Agree on the system before the baby arrives

Having this conversation at 3am with a screaming newborn is a terrible idea. Talk about it during pregnancy or at least during the first calm-ish day home. Decide on a system and commit to trying it for at least a week.

Give it a full week before switching

Night one will feel weird no matter what system you pick. Night two will feel slightly less weird. By night five, you'll have a rhythm. Don't abandon a system after one rough night — that's just a rough night, not proof the system doesn't work.

The on-duty parent makes all the calls

This is the rule that saves relationships. If it's your shift and you decide to try rocking before feeding, your partner does not get to say 'just feed her.' If you're off-duty, you're off-duty. No second-guessing, no backseat parenting.
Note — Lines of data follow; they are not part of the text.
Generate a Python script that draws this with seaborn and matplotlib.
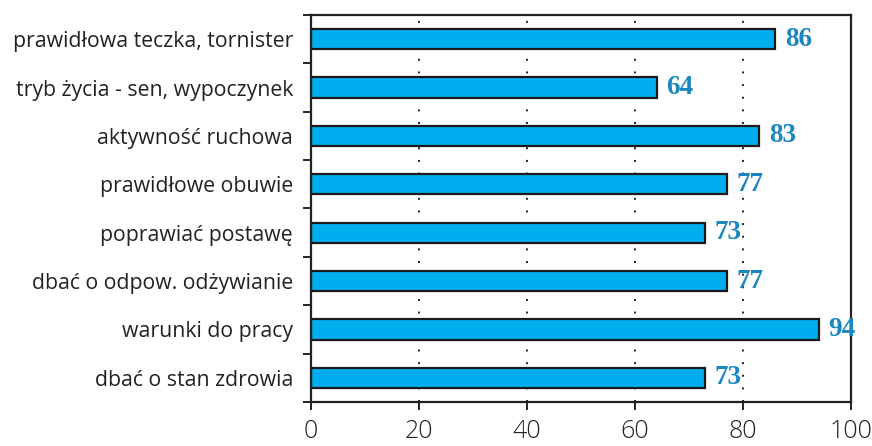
import matplotlib
matplotlib.use("Agg")
import matplotlib.pyplot as plt
from matplotlib.ticker import FixedLocator
import seaborn as sns
import pandas as pd

categories = [
    "prawidłowa teczka, tornister",
    "tryb życia - sen, wypoczynek",
    "aktywność ruchowa",
    "prawidłowe obuwie",
    "poprawiać postawę",
    "dbać o odpow. odżywianie",
    "warunki do pracy",
    "dbać o stan zdrowia",
]
values = [86, 64, 83, 77, 73, 77, 94, 73]
x_ticks = [0, 20, 40, 60, 80, 100]

sns.set_style("ticks")
plt.rcParams["font.family"] = ["Open Sans", "DejaVu Sans"]

df = pd.DataFrame({"kategoria": categories, "wartosc": values})

fig = plt.figure(figsize=(8.72, 4.46), dpi=100)
ax = fig.add_axes([0.3567, 0.0987, 0.6193, 0.8677])

sns.barplot(data=df, x="wartosc", y="kategoria", orient="h", color="#00AEEF",
            saturation=1, width=0.42, edgecolor="#1a1a1a", linewidth=1.6, ax=ax)

ax.set_xlim(0, 100)
ax.set_ylim(7.5, -0.5)
ax.set_xlabel("")
ax.set_ylabel("")

# dotted vertical guides
for gx in x_ticks[1:-1]:
    ax.axvline(gx, color="#222222", linewidth=1.4, linestyle=(0, (1, 5.5)), zorder=0)

for sp in ax.spines.values():
    sp.set_linewidth(1.6)
    sp.set_color("#222222")
    sp.set_visible(True)

ax.set_xticks(x_ticks)
ax.set_xticklabels([str(t) for t in x_ticks], fontsize=18, color="#222222",
                   fontweight="light")
ax.tick_params(axis="x", length=6, width=1.4, pad=6, colors="#222222")

ax.set_yticks(range(len(categories)))
ax.set_yticklabels(categories, fontsize=15.3, color="#222222")
ax.tick_params(axis="y", which="major", length=0, pad=13)
ax.yaxis.set_minor_locator(FixedLocator([i - 0.5 for i in range(len(categories) + 1)]))
ax.tick_params(axis="y", which="minor", length=6, width=1.4, colors="#222222")

for i, v in enumerate(values):
    ax.text(v + 1.8, i, str(v), va="center", ha="left", fontsize=19.5,
            fontweight="bold", color="#1A87C0", family=["Liberation Serif", "DejaVu Serif"])

fig.savefig("out.png", dpi=100)
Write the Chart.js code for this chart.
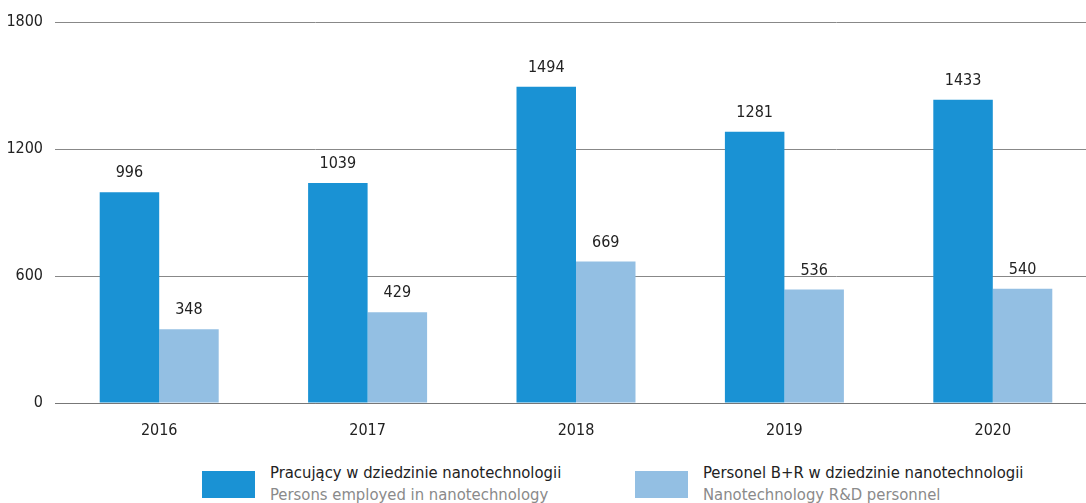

Revisit the plan every week

A newborn waking 6 times a night needs a different system than a 4-month-old waking twice. Check in every Sunday: is this still working? Do we need to adjust the shift times? Is one person more exhausted than the other? Adapt as the baby changes.

Track so you don't have to talk

The middle of the night is not the time for a status update. If both parents log feeds and diapers in a shared app, the handoff is silent. You check the log, you see what happened, you pick up where they left off. No whisper-arguments required.

Shared tracking kills the handoff

Caregiver sync is the most underrated night feed feature. When both parents log in the same app, the handoff is silent — you check tinylog, see the last feed was 45 minutes ago on the left side, and you know exactly where you are. No waking anyone up, no whispered "did you already feed her?" at 3 AM. It turns the whose-turn argument into a non-issue.

Remember you're on the same team

Sleep deprivation makes everything feel personal. When your partner does something differently than you would, it's not wrong — it's just different. The baby is alive and cared for. That's the bar at 3am. Everything else is a bonus.